Could it be that the fonts used do not have umlauts? It should be possible to find out which font is used by opening the .ps file in a text editor like Notepad. Postscript is more or less human readable, so you might also be able to extract the content that way.
posted by dhoe at 10:54 AM on May 16, 2009


Hi,

thanks for the many answers so far. However the problem is not solved yet.

@yoyo_nyc: No umlauts are displayed, either. I kind of expected that result a little bit. After all, afaik ps2pdf is also based on ghostscript.

@glider: That is an interesting idea. However, my recently downloaded demo version does only display some weird symbols instead of the umlauts.

@dhoe: The content can already be viewed and printed. But umlauts and other characters that are used frequently in German are missing.

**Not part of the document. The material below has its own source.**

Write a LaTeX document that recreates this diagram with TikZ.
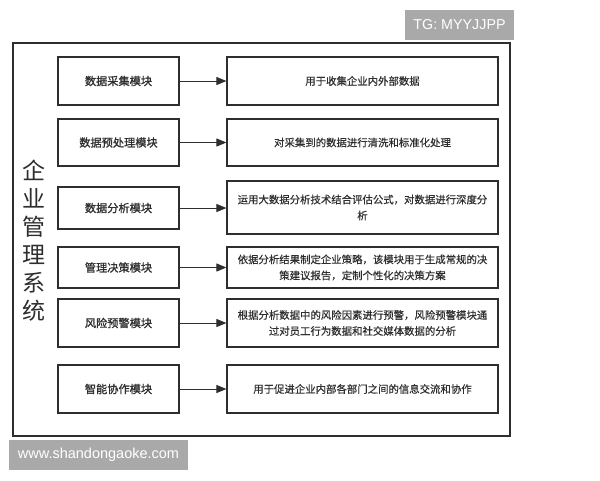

As far as the fonts go, I don't think that is the reason for this problem:

% Do the foreign encoding now
/InitForeign % P:nothing, R:nothing
{
/Courier-SW /Courier MakeForeignFont
/Courier-Bold-SW /Courier-Bold MakeForeignFont
/Courier-Oblique-SW /Courier-Oblique MakeForeignFont
/Courier-BoldOblique-SW /Courier-BoldOblique MakeForeignFont
/Times-Roman-SW /Times-Roman MakeForeignFont
/Times-Bold-SW /Times-Bold MakeForeignFont
/Times-Italic-SW /Times-Italic MakeForeignFont
/Times-BoldItalic-SW /Times-BoldItalic MakeForeignFont
/Helvetica-SW /Helvetica MakeForeignFont
/Helvetica-Bold-SW /Helvetica-Bold MakeForeignFont
/Helvetica-Oblique-SW /Helvetica-Oblique MakeForeignFont
/Helvetica-BoldOblique-SW /Helvetica-BoldOblique MakeForeignFont
} bd

Maybe the Postscript version helps?:
%!PS-Adobe-1.0
% Postscript Initialization Prologue
% Copyright SoftWorks Development, 1990
% All Rights Reserved
% Version 1.00

Personally, I strongly believe that it has to do someting with the character numbers:
In the DOS-file the word für is displayed as follows:
f\201r

But if I create a text file containing that word and let the ghostscript driver generate a postscript file,
the same word is displayed as follows:
f\374r

I really appreciate any more ideas.
posted by pu9iad at 11:40 AM on May 16, 2009


I haven't worked a whole lot with PostScript (I tend to stay on the PDF side of things), but couldn't you do a search and replace of "\201" with "ü" in the ps file?
posted by niles at 12:02 PM on May 16, 2009


PostScript fonts, certainly ones of that era, didn't use an encoding that met any standard codepage. Instead they used Adobe Standard Encoding, and you pretty had to make your own encoding vector - which is what the MakeForeignFont routine would be doing. So unless the PS code is doing something heinous (which, sadly, was likely - early code assumed a lot about the interpreter you were running on) it should distill to correct PDF. Clearly, though, it's not.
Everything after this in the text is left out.